Former Houston Texans cheerleader Angelina Rosa (middle) claimed she was subjected to body shaming.
Former Houston Texans cheerleader Angelina Rosa (middle) claimed she was subjected to body shaming.

Sadly it doesn't stop with the NFL. Former NBA cheerleader Lauren Herington - who danced for the Milwaukee Bucks from 2013 to 2014 - has previously spoken out with her own allegations of body shaming, telling Yahoo Lifestyle: "My coach would make me sit in (a broom closet) before games and think about if I was doing everything to be able to lose weight."

She claimed her coach would ask her to wear spandex before performing a "jiggle test" in front of the team.

"She'd come up and grab underneath my butt or the side of my belly," Lauren told the news outlet. "She'd be like, 'Lose 5 pounds by tomorrow, and you'll be fine'."

The Bucks later told Yahoo that they take all of the allegations "very seriously" but "have found no evidence to support these claims".

'TERRIBLE PAY'

There have been a number of lawsuits filed in the States regarding NFL cheerleaders' pay in previous years, with one Oakland Raiders cheerleader suing the team over claims she was paid less than $5 an hour.

The claims were part of a major lawsuit against the Raiders - brought by cheerleaders named in the media as Lacy T. and Sarah G. - which resulted in an $AUD1.87 million settlement, according to the LA Times.

It was reportedly agreed that cheerleaders on the team would receive $3700 in back pay and penalties for the 2013-14 season, plus $9000 in back pay and penalties for each of the three seasons before that.

While Herington previously made body-shaming claims against her team the Milwaukee Bucks, she also brought a class-action lawsuit against the team in 2015 for unfair pay.

She claimed, after covering costs of required beauty treatments, her teammates were effectively paid as little as $AUD4.50-$6.

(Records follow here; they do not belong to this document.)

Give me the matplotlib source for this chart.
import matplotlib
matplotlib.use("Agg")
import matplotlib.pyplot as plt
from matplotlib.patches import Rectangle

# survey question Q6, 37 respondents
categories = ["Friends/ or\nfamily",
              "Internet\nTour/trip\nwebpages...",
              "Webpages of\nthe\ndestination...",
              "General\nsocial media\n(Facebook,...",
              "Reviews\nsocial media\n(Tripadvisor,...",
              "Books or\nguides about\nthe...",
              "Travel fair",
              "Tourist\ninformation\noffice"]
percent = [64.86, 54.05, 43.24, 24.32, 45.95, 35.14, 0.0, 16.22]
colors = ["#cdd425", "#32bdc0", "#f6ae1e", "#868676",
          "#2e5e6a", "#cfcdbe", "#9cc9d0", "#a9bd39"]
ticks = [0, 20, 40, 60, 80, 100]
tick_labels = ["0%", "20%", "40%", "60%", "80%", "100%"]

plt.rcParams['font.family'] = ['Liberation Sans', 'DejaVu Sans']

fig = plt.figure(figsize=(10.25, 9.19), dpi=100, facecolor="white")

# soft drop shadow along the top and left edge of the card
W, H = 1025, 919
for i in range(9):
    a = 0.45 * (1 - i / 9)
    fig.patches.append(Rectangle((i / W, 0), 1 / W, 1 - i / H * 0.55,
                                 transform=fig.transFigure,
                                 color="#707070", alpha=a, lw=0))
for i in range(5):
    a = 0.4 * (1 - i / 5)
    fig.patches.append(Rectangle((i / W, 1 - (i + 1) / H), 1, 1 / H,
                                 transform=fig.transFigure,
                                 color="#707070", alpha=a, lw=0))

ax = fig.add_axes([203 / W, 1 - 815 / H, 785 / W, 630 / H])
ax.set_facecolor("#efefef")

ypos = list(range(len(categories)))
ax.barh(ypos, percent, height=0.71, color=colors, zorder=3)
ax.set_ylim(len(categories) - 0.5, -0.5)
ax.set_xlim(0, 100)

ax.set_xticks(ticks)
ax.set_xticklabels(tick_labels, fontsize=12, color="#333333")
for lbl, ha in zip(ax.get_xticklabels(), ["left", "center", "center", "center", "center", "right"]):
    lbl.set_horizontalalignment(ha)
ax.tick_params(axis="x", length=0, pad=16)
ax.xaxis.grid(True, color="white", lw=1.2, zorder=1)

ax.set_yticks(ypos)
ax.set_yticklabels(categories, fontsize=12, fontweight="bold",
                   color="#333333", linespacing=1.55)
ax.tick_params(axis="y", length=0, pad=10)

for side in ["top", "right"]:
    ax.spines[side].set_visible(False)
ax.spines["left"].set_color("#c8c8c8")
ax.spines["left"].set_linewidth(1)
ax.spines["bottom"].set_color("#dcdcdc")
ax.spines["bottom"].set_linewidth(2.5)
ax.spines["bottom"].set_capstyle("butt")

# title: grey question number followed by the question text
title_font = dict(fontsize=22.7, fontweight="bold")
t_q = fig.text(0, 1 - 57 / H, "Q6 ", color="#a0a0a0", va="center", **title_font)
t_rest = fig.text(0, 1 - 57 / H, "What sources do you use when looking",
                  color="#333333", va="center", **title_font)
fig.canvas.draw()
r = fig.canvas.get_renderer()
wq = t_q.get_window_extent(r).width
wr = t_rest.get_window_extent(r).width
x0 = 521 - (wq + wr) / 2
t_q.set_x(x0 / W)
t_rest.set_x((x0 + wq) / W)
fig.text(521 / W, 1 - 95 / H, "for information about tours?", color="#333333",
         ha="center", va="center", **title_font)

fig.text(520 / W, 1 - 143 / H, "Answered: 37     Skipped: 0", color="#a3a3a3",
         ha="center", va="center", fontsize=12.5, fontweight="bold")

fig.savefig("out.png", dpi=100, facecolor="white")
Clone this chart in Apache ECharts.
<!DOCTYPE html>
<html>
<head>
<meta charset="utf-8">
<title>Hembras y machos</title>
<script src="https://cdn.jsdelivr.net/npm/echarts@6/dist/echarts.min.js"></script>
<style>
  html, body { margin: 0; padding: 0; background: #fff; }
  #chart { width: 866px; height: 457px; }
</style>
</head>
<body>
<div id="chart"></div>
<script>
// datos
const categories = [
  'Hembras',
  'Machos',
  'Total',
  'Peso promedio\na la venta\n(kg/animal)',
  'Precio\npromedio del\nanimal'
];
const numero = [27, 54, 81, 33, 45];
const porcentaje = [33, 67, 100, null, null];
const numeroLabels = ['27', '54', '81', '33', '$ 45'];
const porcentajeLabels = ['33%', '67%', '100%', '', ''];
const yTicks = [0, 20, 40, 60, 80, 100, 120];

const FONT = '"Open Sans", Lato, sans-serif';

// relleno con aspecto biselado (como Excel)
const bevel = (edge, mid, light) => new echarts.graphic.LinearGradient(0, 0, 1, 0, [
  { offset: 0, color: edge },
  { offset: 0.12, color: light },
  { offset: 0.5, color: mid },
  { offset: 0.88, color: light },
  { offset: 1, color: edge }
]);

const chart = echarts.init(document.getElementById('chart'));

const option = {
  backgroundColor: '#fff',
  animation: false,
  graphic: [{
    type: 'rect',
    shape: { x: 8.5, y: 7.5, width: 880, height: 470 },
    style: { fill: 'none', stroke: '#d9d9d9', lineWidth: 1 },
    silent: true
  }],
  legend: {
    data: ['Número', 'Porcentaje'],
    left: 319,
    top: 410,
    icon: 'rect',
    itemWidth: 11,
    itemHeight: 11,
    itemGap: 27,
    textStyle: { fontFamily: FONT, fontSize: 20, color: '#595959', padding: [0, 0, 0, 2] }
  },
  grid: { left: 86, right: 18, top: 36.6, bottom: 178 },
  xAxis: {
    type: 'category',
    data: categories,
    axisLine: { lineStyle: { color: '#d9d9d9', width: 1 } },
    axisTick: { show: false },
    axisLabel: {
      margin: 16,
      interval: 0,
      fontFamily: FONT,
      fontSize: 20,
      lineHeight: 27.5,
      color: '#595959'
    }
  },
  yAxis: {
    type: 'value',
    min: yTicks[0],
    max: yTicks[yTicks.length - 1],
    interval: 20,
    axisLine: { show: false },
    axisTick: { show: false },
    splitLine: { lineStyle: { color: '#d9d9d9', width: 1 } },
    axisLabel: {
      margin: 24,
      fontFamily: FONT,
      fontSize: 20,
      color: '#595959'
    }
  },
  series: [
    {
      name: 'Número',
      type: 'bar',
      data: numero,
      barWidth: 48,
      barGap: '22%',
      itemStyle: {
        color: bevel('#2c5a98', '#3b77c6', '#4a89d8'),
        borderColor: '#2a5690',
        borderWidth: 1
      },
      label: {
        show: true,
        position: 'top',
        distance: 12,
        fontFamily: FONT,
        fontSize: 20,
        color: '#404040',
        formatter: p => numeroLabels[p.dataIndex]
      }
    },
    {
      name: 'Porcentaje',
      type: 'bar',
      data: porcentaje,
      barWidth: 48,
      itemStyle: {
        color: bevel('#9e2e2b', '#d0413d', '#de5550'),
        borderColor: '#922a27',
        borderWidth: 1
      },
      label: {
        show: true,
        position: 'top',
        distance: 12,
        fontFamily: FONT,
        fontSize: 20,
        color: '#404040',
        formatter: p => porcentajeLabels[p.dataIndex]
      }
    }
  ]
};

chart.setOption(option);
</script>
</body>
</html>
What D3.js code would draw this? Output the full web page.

While the Bucks initially denied the claims, they eventually agreed to settle and paid around $370,000 in lost wages to around 40 dancers, according to multiple reports at the time.

The Oakland Raiders were accused of under-paying cheerleaders.
The Oakland Raiders were accused of under-paying cheerleaders.

Netflix's Cheer focuses more on the brutal practices America's cheerleaders have to face. However, a writer for The Atlantic, Amanda Mull, previously stated in an opinion piece on the TV series that it also highlights "one of the oldest, darkest stories in American sports - of athletes with no pay and little support breaking their bodies again and again, all for the greater glory of an authority figure they dare not question".

Now, with the world's eyes on cheerleading at its very finest for the Super Bowl, plus the huge success of Cheer, the brutal reality of NFL and other American cheerleading has never been more in the spotlight.

It no doubt sparks hopes that there will be further, positive changes for America's hard-working cheerleaders in the future.